What is the best way to reduce system-call overhead while reading the files in the pseudo filesystem e.g. hwom ?
I'd start with "not caring"; at 1 ms periods, that overhead is measurable¹, but not critical. That overhead is on the order of 1–4 µs on modern systems, so less than a single percent of your period.
Don't believe me? I coded this benchmark; you can compile it with g++ -O2 -lfmt -std=c++20 -o shortreads shortreads.cc and then run it as ./shortreads /sys/class/hwmon/hwmon{whatever is your CPU sensor}/temp1_input.
I get a pretty consistent
1933ns per read()
67125
last output
1933 ns is not close to the order of 1 ms. So, chill and use your POSIX API ;) 73% of the CPU time on my machine for that million read temperature values is spent in pci_conf1_read and another 15% in pci_conf1_write.
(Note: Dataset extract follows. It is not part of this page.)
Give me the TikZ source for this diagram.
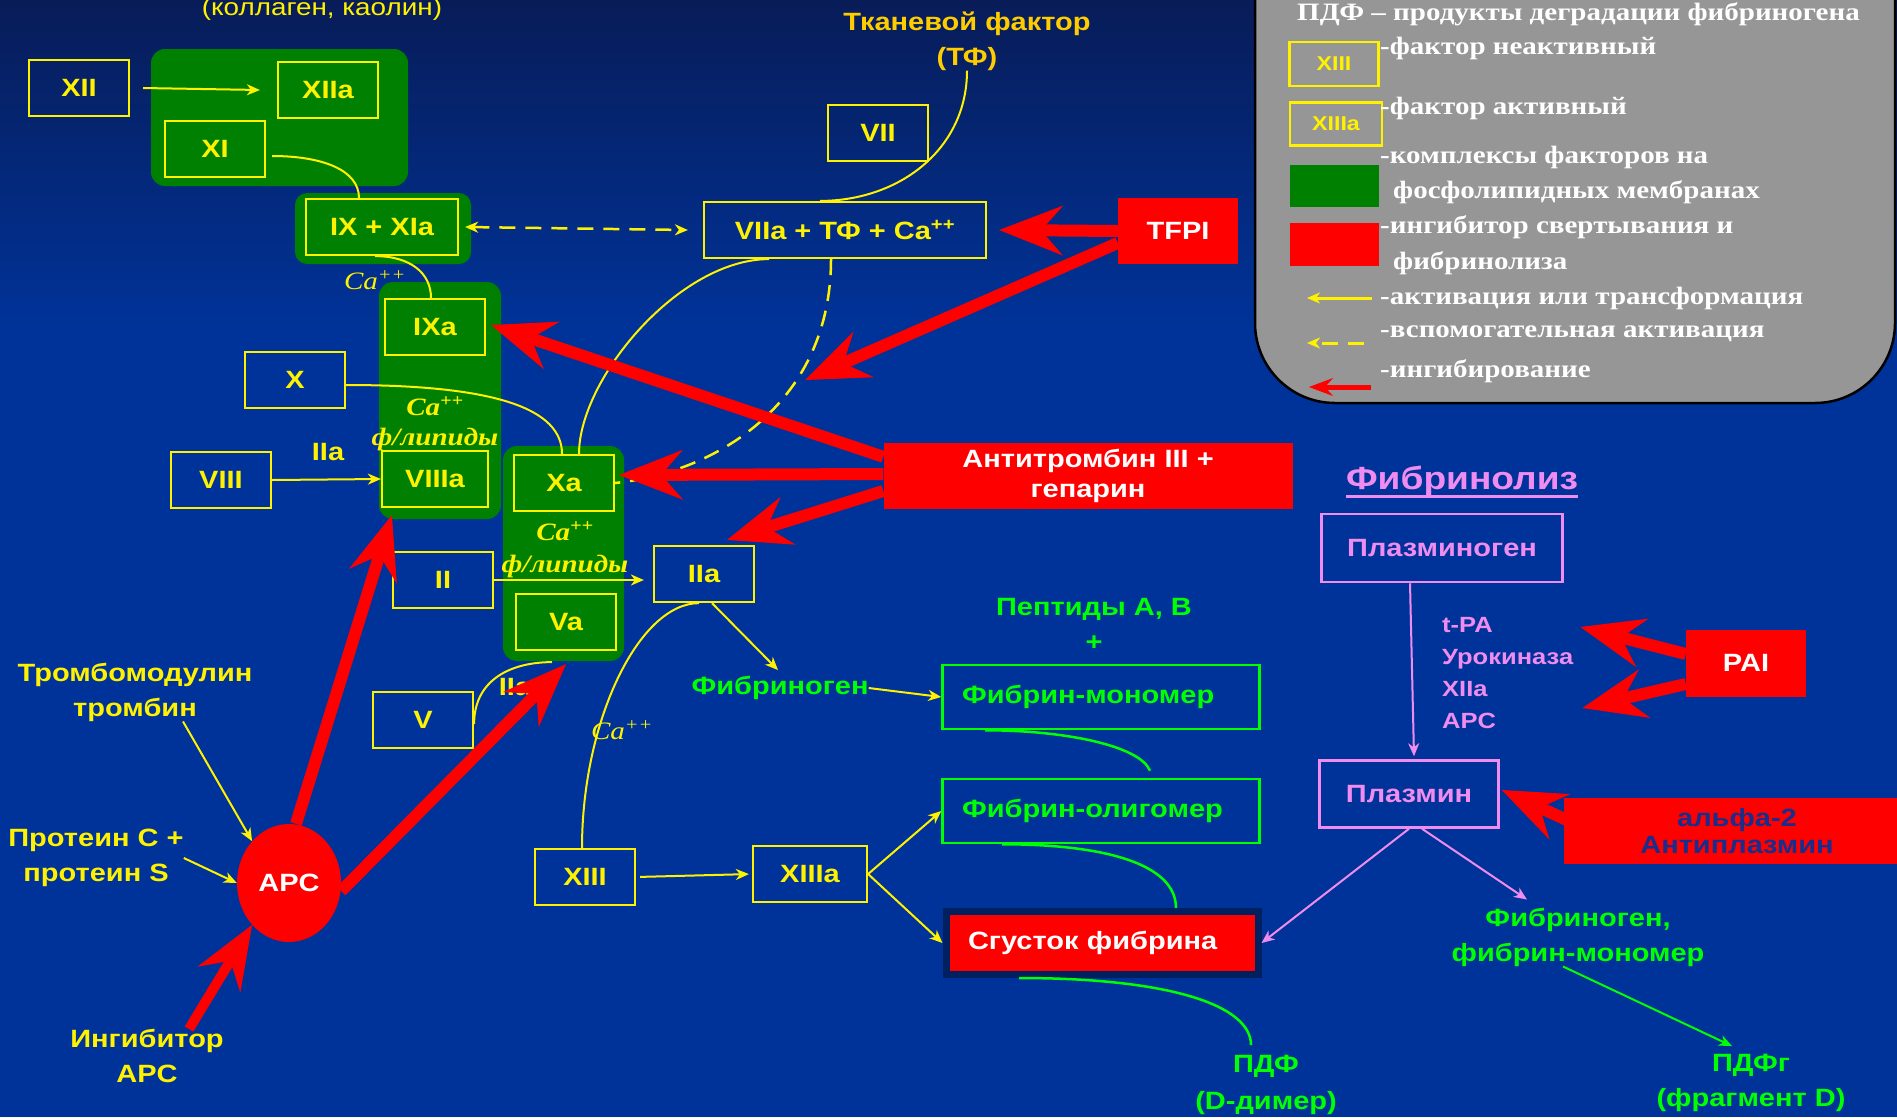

My temperature sensor read speed is hence limited almost exclusively by the speed at which my CPU can issue small PCI transfers.
What is the best way of reading sensor data in general?
Stick to the kernel API: read the pseudofile.
And what is the best way for reading out the cpu frequency specifically?
see above.
Speaking of whatever you want to do: Have you verified these thermal sensors are even this fast? Physically, it makes very little sense to sense temperature in a solid this often. Heat diffusion isn't instant, instead it's governed by the Heat equation (a differential equation that takes properties of the material into account and tells you how, given a current thermal distribution and heat sources and sinks, things will look an infinitesimally small timestep in the future); you will, quite likely, be massively oversampling the actual speed of things, to no additional information gain.
Also note that due to this thermal "slowness", any sensible semiconductor thermal sensor design will be designed for an integration period that's not very fast; you're essentially sensing quantum noise there, and you will want to do that for a while to get a good estimate of the actual resulting observables (probably, a voltage, but things do get complicated in practice).
Using hwmon this could be possible for the temperature data.
Many sensors in the hwmon subsystem are I²C/PMBUS sensors. You will not have a great time hammering a 100 kHz I²C bus with 1 kHz of requests to the sensor. So, "could be possible" comes with a question mark there, atop of the physical constraints!
That's probably not the case for your CPU (unless it's really old); for example, all modern AMD CPUs have a PCI devices that you read the die, ctl, and ccd temperatures from; that happens each time you read the device file.
¹
You need data from the kernel there. To the best of my knowledge, none of these sensors are actual memory mapped devices that autonomously change values in a memory region when that is read, or DMA capable, so you need to query them through the kernel space – you can't even let a root userland process have the memory view of the device, because there's no such memory view.
So, this is down to reducing overheads in a read/ioctl interface. Depending on what that driver subsystem supports, there might be io_uring methods of coalescing multiple requests to reduce overhead, but that won't help you – you want to read these sensors multiple times, individually spaced. You will need at least one syscall per read if you do it from user land, I don't see any ways around that.
(You could write whatever you want to do with these values as a kernel module. But then you just shifted your problem elsewhere, made everything more complicated AND dangerous AND harder to develop AND need root privileges.)